Thinking About Cassandra


Jonathan Ellis

This week on the Technometria podcast, Scott and I interview Jonathan Ellis about the Cassandra Project. Cassandra is an open source distributed database management system used by Facebook, Twitter, and other sites. Cassandra is a distributed database that is designed for extreme scalability.

Cassandra is one of the so-called "NOSQL" databases. That's something of a misnomer, because its not specifically SQL that they're lacking--although they are that--but relations. Like Amazon's Dynamo and Google's Bigtable (from which it draws its founding ideas), Cassandra is designed to solve the problems that many modern Web applications have for storing data. That's not to say that relational databases aren't useful, but they come with certain problems like the fact that they're difficult to scale. If all you need is key-value storage, then you're suffering that pain for functionality you're not even using.

At Kynetx, for example, our core engine needs to be able to grab persistant data about a ruleset evalation regardless of which machine it's running on to avoid the need to pin sessions to particular machines--something made more difficult by the fact that interactions may stretch over days. We don't need a relational store--we can get by just fine with key-value storage for this application.

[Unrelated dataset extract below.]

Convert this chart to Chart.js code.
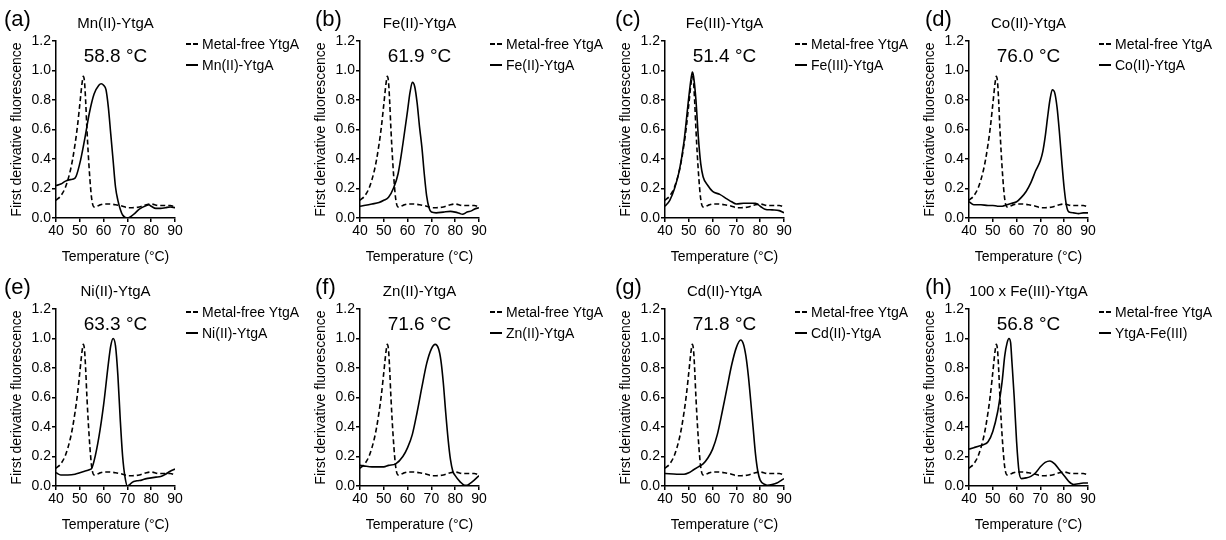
<!DOCTYPE html>
<html>
<head>
<meta charset="utf-8">
<script src="https://cdn.jsdelivr.net/npm/chart.js@4"></script>
<style>
body{margin:0;background:#fff;width:1226px;height:540px;position:relative;overflow:hidden;font-family:"Liberation Sans",Arial,sans-serif;color:#000}
canvas{position:absolute}
.c{position:absolute;transform:translate(-50%,-50%);white-space:nowrap;line-height:1}
.lab{position:absolute;transform:translateY(-50%);font-size:22px;line-height:1}
.leg{position:absolute;font-size:14px;line-height:1;white-space:nowrap;transform:translateY(-50%)}
.leg span{display:inline-block;width:12px;height:2px;vertical-align:middle;margin-right:4px;background:#000;position:relative;top:-1px}
.leg span.d{background:repeating-linear-gradient(to right,#000 0 5px,transparent 5px 7px)}
</style>
</head>
<body>
<script>
// panel texts
var letters=['(a)','(b)','(c)','(d)','(e)','(f)','(g)','(h)'];
var titles=['Mn(II)-YtgA','Fe(II)-YtgA','Fe(III)-YtgA','Co(II)-YtgA','Ni(II)-YtgA','Zn(II)-YtgA','Cd(II)-YtgA','100 x Fe(III)-YtgA'];
var tmLabels=['58.8 °C','61.9 °C','51.4 °C','76.0 °C','63.3 °C','71.6 °C','71.8 °C','56.8 °C'];
var freeName='Metal-free YtgA';
var metalNames=['Mn(II)-YtgA','Fe(II)-YtgA','Fe(III)-YtgA','Co(II)-YtgA','Ni(II)-YtgA','Zn(II)-YtgA','Cd(II)-YtgA','YtgA-Fe(III)'];
var xTitle='Temperature (°C)';
var yTitle='First derivative fluorescence';

// metal-free curve (same in every panel)
var freeT=[40,42,44,46,47,48,49,50,51,51.5,52,52.5,53,54,55,56,58,60,62,65,68,70,72,75,78,80,83,86,88,90];
var freeY=[0.12,0.15,0.21,0.32,0.40,0.50,0.62,0.77,0.92,0.96,0.92,0.78,0.6,0.32,0.13,0.075,0.085,0.095,0.095,0.09,0.08,0.07,0.07,0.075,0.09,0.095,0.085,0.085,0.085,0.075];

// metal-bound curves
var mnT=[40,42,44,46,48,50,52,54,56,58,59,60,61,62,63,64,65,66,67,68,70,71,73,75,78,79,80,82,84,86,88,90];
var mnY=[0.22,0.23,0.25,0.26,0.27,0.37,0.53,0.71,0.84,0.90,0.91,0.90,0.87,0.75,0.57,0.39,0.21,0.12,0.06,0.02,0.0,0.005,0.03,0.06,0.085,0.09,0.08,0.065,0.065,0.07,0.075,0.07];
var fe2T=[40,45,48,50,52,54,56,58,60,61,62,63,64,65,66,67,68,69,70,72,75,78,80,82,83,85,87,88,90];
var fe2Y=[0.08,0.095,0.105,0.12,0.14,0.20,0.30,0.50,0.73,0.85,0.92,0.89,0.78,0.62,0.48,0.30,0.15,0.07,0.04,0.035,0.04,0.045,0.04,0.03,0.025,0.04,0.05,0.06,0.07];
var fe3T=[40,42,44,46,48,50,51,51.5,52,53,54,55,56,58,60,63,66,68,70,73,76,78,80,82,85,88,90];
var fe3Y=[0.08,0.12,0.2,0.32,0.52,0.82,0.95,0.99,0.96,0.8,0.55,0.37,0.28,0.22,0.18,0.16,0.13,0.11,0.095,0.1,0.1,0.1,0.08,0.06,0.055,0.05,0.035];
var coT=[40,42,45,48,50,52,54,56,58,60,62,64,66,68,70,71,72,73,74,75,76,77,78,79,80,81,82,84,86,88,90];
var coY=[0.11,0.09,0.09,0.085,0.085,0.08,0.08,0.09,0.1,0.11,0.14,0.18,0.24,0.32,0.39,0.45,0.55,0.68,0.8,0.87,0.85,0.75,0.58,0.38,0.2,0.08,0.04,0.035,0.03,0.035,0.035];
var niT=[40,42,45,48,50,52,54,55,56,58,60,62,63,64,65,66,67,68,69,70,71,72,74,76,78,80,82,84,86,88,90];
var niY=[0.09,0.075,0.075,0.08,0.09,0.1,0.11,0.12,0.17,0.33,0.55,0.83,0.95,1.0,0.95,0.75,0.45,0.2,0.06,0.0,0.01,0.025,0.035,0.04,0.05,0.055,0.06,0.065,0.08,0.1,0.115];
var znT=[40,42,45,48,50,52,55,58,60,62,64,66,68,70,71.6,73,74,75,76,77,78,79,80,82,84,85,86,88,90];
var znY=[0.14,0.135,0.13,0.13,0.13,0.14,0.15,0.2,0.26,0.35,0.5,0.67,0.83,0.93,0.96,0.93,0.85,0.7,0.5,0.32,0.18,0.1,0.07,0.03,0.005,0.005,0.015,0.04,0.07];
var cdT=[40,45,48,50,52,54,56,58,60,62,64,66,68,70,71.8,73,74,75,76,77,78,79,80,82,83,85,87,89,90];
var cdY=[0.085,0.08,0.08,0.09,0.11,0.13,0.15,0.19,0.25,0.35,0.5,0.66,0.82,0.94,0.99,0.96,0.88,0.75,0.58,0.4,0.22,0.1,0.04,0.01,0.005,0.01,0.02,0.04,0.05];
var fe100T=[40,42,44,46,48,50,52,53,54,55,56,56.8,57.5,58,59,60,61,62,64,66,68,70,72,74,76,78,80,82,84,86,88,90];
var fe100Y=[0.25,0.26,0.27,0.28,0.3,0.37,0.5,0.6,0.72,0.88,0.97,1.0,0.97,0.85,0.6,0.3,0.1,0.05,0.055,0.065,0.09,0.13,0.16,0.17,0.15,0.11,0.07,0.03,0.01,0.015,0.02,0.02];

var metalT=[mnT,fe2T,fe3T,coT,niT,znT,cdT,fe100T];
var metalY=[mnY,fe2Y,fe3Y,coY,niY,znY,cdY,fe100Y];

// axis ticks
var xMin=40,xMax=90,xStep=10;
var yMin=0,yMax=1.2,yStep=0.2;

// layout of each panel's plot area on the page
var plotLeft=[56,360,665,969,56,360,665,969];
var plotTop=[41,41,41,41,309,309,309,309];
var PW=119,PH=177;

var FONT='"Liberation Sans", Arial, sans-serif';
Chart.defaults.font.family=FONT;
Chart.defaults.color='#000';

function pts(t,v){
  var out=[];
  for(var i=0;i<t.length;i++) out.push({x:t[i],y:v[i]});
  return out;
}

function addText(cls,txt,x,y,size){
  var d=document.createElement('div');
  d.className=cls;
  d.textContent=txt;
  d.style.left=x+'px';
  d.style.top=y+'px';
  if(size) d.style.fontSize=size+'px';
  document.body.appendChild(d);
  return d;
}

function panel(i){
  var L=plotLeft[i], T=plotTop[i];
  var cv=document.createElement('canvas');
  cv.width=56+PW+12; cv.height=41+PH+50;
  cv.style.left=(L-56)+'px';
  cv.style.top=(T-41)+'px';
  document.body.appendChild(cv);

  new Chart(cv,{
    type:'line',
    data:{datasets:[
      {label:freeName,data:pts(freeT,freeY),borderColor:'#000',borderWidth:1.6,borderDash:[5,3],pointRadius:0,fill:false,cubicInterpolationMode:'monotone'},
      {label:metalNames[i],data:pts(metalT[i],metalY[i]),borderColor:'#000',borderWidth:1.6,pointRadius:0,fill:false,cubicInterpolationMode:'monotone'}
    ]},
    options:{
      responsive:false,animation:false,
      layout:{padding:{top:41,right:12,left:0,bottom:0}},
      plugins:{legend:{display:false},tooltip:{enabled:false}},
      scales:{
        x:{type:'linear',min:xMin,max:xMax,
          ticks:{stepSize:xStep,font:{size:14},padding:1,maxRotation:0,color:'#000'},
          grid:{drawOnChartArea:false,drawTicks:true,tickLength:4,color:'#000',lineWidth:1.5},
          border:{color:'#000',width:1.5},
          title:{display:true,text:xTitle,font:{size:14},color:'#000',padding:{top:0,bottom:2.5}},
          afterFit:function(s){s.height=50;}},
        y:{type:'linear',min:yMin,max:yMax,
          ticks:{stepSize:yStep,font:{size:14},padding:1,color:'#000',callback:function(v){return v.toFixed(1);}},
          grid:{drawOnChartArea:false,drawTicks:true,tickLength:4,color:'#000',lineWidth:1.5},
          border:{color:'#000',width:1.5},
          title:{display:true,text:yTitle,font:{size:14},color:'#000',padding:{top:8.5,bottom:0}},
          afterFit:function(s){s.width=56;}}
      }
    }
  });

  var row=T-41;
  var lx=[4,315,615,925][i%4];
  addText('lab',letters[i],lx,row+19);
  addText('c',titles[i],L+PW/2,row+22,15);
  addText('c',tmLabels[i],L+PW/2,row+55,19);
  var g1=addText('leg','',L+130,row+44);
  g1.innerHTML='<span class="d"></span>'+freeName;
  var g2=addText('leg','',L+130,row+65);
  g2.innerHTML='<span></span>'+metalNames[i];
}

for(var i=0;i<8;i++) panel(i);
</script>
</body>
</html>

Right now we're using memcachedb (note that that's not memcached). Memcachedb is very fast and uses the memcache API, so it's easy to talk to from just about any language. But the fact that it's based on BerkeleyDB means that it doesn't scale particularly well--essentially the same was as relational databases with a master-slave architecture.

I'm hoping to switch out what we're doing now with Cassandra sometime soon to get the distribution and scalability. There's still some research to do, but I'm looking forward to it.